Limitations of perturbative techniques in the analysis of rhythms and oscillations
Lin, Kevin K. and Wedgwood, Kyle C.A. and Coombes, Stephen and Young, Lai-Sang (2013) Limitations of perturbative techniques in the analysis of rhythms and oscillations. Journal of Mathematical Biology, 66 (1-2). pp. 139-161. ISSN 0303-6812
Perturbation theory is an important tool in the analysis of oscillators and their response to external stimuli. It is predicated on the assumption that the perturbations in question are “sufficiently weak”, an assumption that is not always valid when perturbative methods are applied. In this paper, we identify a number of concrete dynamical scenarios in which a standard perturbative technique, based on the infinitesimal phase response curve (PRC), is shown to give different predictions than the full model.

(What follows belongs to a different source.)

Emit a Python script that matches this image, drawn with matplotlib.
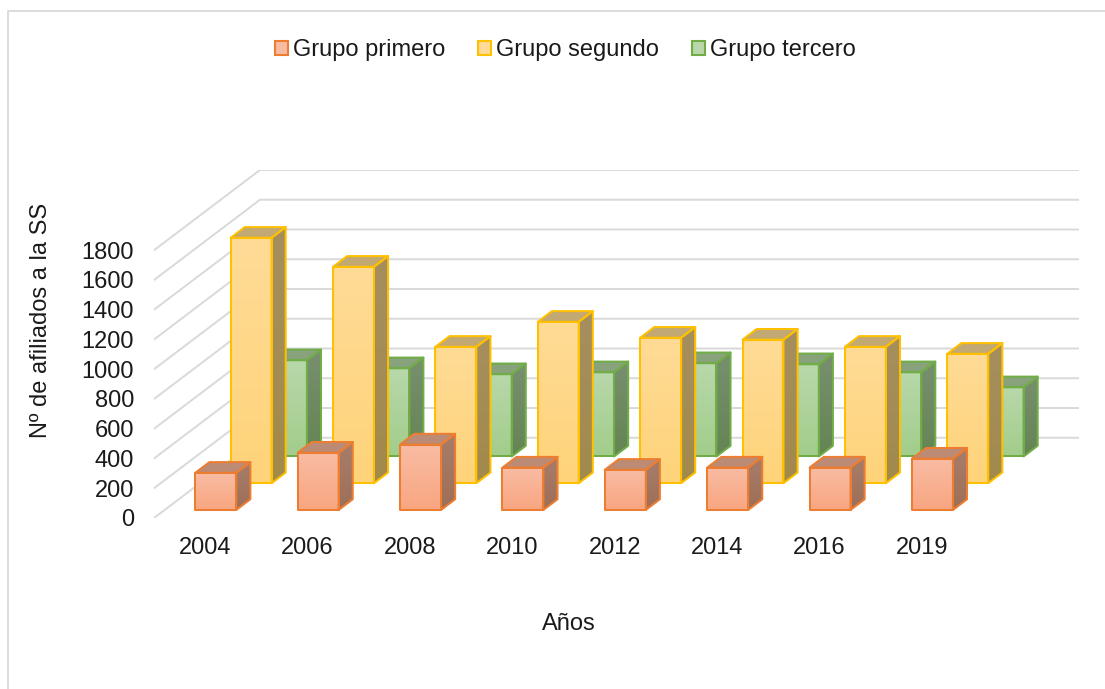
import matplotlib
matplotlib.use("Agg")
import matplotlib.pyplot as plt
import numpy as np
from matplotlib.lines import Line2D
from matplotlib.patches import Patch, Polygon

years = ["2004", "2006", "2008", "2010", "2012", "2014", "2016", "2019"]
grupo_primero = [250, 385, 440, 285, 270, 285, 285, 345]
grupo_segundo = [1650, 1455, 917, 1085, 978, 965, 917, 870]
grupo_tercero = [647, 593, 553, 566, 627, 620, 566, 465]
y_ticks = list(range(0, 2000, 200))

W, H = 1105, 689
TEXT = "#1a1a1a"
GRID = "#d9d9d9"

# oblique projection: going to the back wall shifts x and y by these (data units)
DEPTH_X = 106 / 102.4
DEPTH_Y = 80 / 0.1483
BAR_W = 0.4
BAR_D = 0.133

# (edge, front top, front bottom, side top, side bottom, top face)
STYLES = {
    "Grupo primero": ("#ed7d31", "#f8bca4", "#f9a680", "#a67d6b", "#9f6f57", "#bc8b75"),
    "Grupo segundo": ("#ffc000", "#fedb96", "#ffd379", "#a68f5f", "#a28a4c", "#c2a873"),
    "Grupo tercero": ("#70ad47", "#b8d8aa", "#a2cd8b", "#788f6f", "#658554", "#88a27c"),
}


def project(x, val, z):
    return x + DEPTH_X * z, val + DEPTH_Y * z


def gradient_face(ax, pts, top, bottom, zorder):
    # vertical gradient clipped to the polygon of the face
    pts = np.array(pts)
    c0 = np.array(matplotlib.colors.to_rgb(top))
    c1 = np.array(matplotlib.colors.to_rgb(bottom))
    grad = np.linspace(0, 1, 64)[:, None, None] * (c1 - c0) + c0
    im = ax.imshow(
        grad, aspect="auto", origin="upper", zorder=zorder, interpolation="bilinear",
        extent=(pts[:, 0].min(), pts[:, 0].max(), pts[:, 1].min(), pts[:, 1].max()),
    )
    clip = Polygon(pts, transform=ax.transData, fill=False, edgecolor="none")
    ax.add_patch(clip)
    im.set_clip_path(clip)


def draw_bar(ax, i, row, val, style, zorder):
    edge, f_top, f_bot, s_top, s_bot, top_col = style
    x0 = i + (1 - BAR_W) / 2
    x1 = x0 + BAR_W
    z0 = (row + 0.5) / 3 - BAR_D / 2
    z1 = z0 + BAR_D

    front = [project(x0, 0, z0), project(x1, 0, z0), project(x1, val, z0), project(x0, val, z0)]
    side = [project(x1, 0, z0), project(x1, 0, z1), project(x1, val, z1), project(x1, val, z0)]
    top = [project(x0, val, z0), project(x1, val, z0), project(x1, val, z1), project(x0, val, z1)]

    gradient_face(ax, front, f_top, f_bot, zorder)
    gradient_face(ax, side, s_top, s_bot, zorder)
    lw = 1.45
    ax.add_patch(Polygon(top, facecolor=top_col, edgecolor=edge, lw=lw, joinstyle="round", zorder=zorder + 0.1))
    ax.add_patch(Polygon(side, facecolor="none", edgecolor=edge, lw=lw, joinstyle="round", zorder=zorder + 0.1))
    ax.add_patch(Polygon(front, facecolor="none", edgecolor=edge, lw=lw, joinstyle="round", zorder=zorder + 0.2))


def main():
    plt.rcParams["font.family"] = ["Liberation Sans", "DejaVu Sans"]
    fs = 17

    fig = plt.figure(figsize=(W / 100, H / 100), dpi=100)
    ax = fig.add_axes([154 / W, 1 - 518 / H, (1079 - 154) / W, (518 - 170) / H])
    ax.patch.set_visible(False)
    for s in ax.spines.values():
        s.set_visible(False)

    xmax = len(years) + DEPTH_X
    ymax = y_ticks[-1] + DEPTH_Y

    # gridlines on side wall and back wall
    for v in y_ticks:
        xs, ys = zip(project(0, v, 0), project(0, v, 1), project(len(years), v, 1))
        ax.plot(xs, ys, color=GRID, lw=1.4, zorder=1, solid_joinstyle="miter")

    rows = [
        ("Grupo tercero", grupo_tercero, 2),
        ("Grupo segundo", grupo_segundo, 1),
        ("Grupo primero", grupo_primero, 0),
    ]
    zorder = 2
    for name, values, row in rows:
        for i, val in enumerate(values):
            draw_bar(ax, i, row, val, STYLES[name], zorder)
        zorder += 1

    ax.set_xlim(0, xmax)
    ax.set_ylim(0, ymax)

    ax.set_yticks(y_ticks)
    ax.set_yticklabels([str(v) for v in y_ticks], fontsize=fs, color=TEXT)
    ax.set_xticks(np.arange(len(years)) + 0.5)
    ax.set_xticklabels(years, fontsize=fs, color=TEXT)
    ax.tick_params(axis="y", length=0, pad=14.4)
    ax.tick_params(axis="x", length=0, pad=13.7)

    ax.set_xlabel("Años", fontsize=fs, color=TEXT)
    ax.xaxis.set_label_coords(569 / W, 1 - 623.5 / H, transform=fig.transFigure)
    ax.xaxis.label.set_verticalalignment("center")
    ax.set_ylabel("Nº de afiliados a la SS", fontsize=fs, color=TEXT)
    ax.yaxis.set_label_coords(41 / W, 1 - 320 / H, transform=fig.transFigure)
    ax.yaxis.label.set_verticalalignment("center")

    handles = []
    for name in ["Grupo primero", "Grupo segundo", "Grupo tercero"]:
        st = STYLES[name]
        handles.append(Patch(facecolor=st[1], edgecolor=st[0], lw=1.5, label=name))
    fig.legend(
        handles=handles, loc="center", bbox_to_anchor=(565.5 / W, 1 - 50 / H), ncol=3,
        frameon=False, fontsize=fs, handlelength=0.55, handleheight=0.55,
        handletextpad=0.2, columnspacing=1.4, labelcolor=TEXT,
    )

    # chart frame, only top and left are visible in the crop
    fig.add_artist(Line2D([7.5 / W, 7.5 / W, 1], [0, 1 - 11 / H, 1 - 11 / H], color=GRID, lw=1.3))

    fig.savefig("out.png", dpi=100)


if __name__ == "__main__":
    main()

Shear-induced chaos, i.e., chaotic behavior that results from the amplification of small perturbations by underlying shear, is missed entirely by the PRC. We show also that the presence of “sticky” phase–space structures tend to cause perturbative techniques to overestimate the frequencies and regularity of the oscillations. The phenomena we describe can all be observed in a simple 2D neuron model, which we choose for illustration as the PRC is widely used in mathematical neuroscience.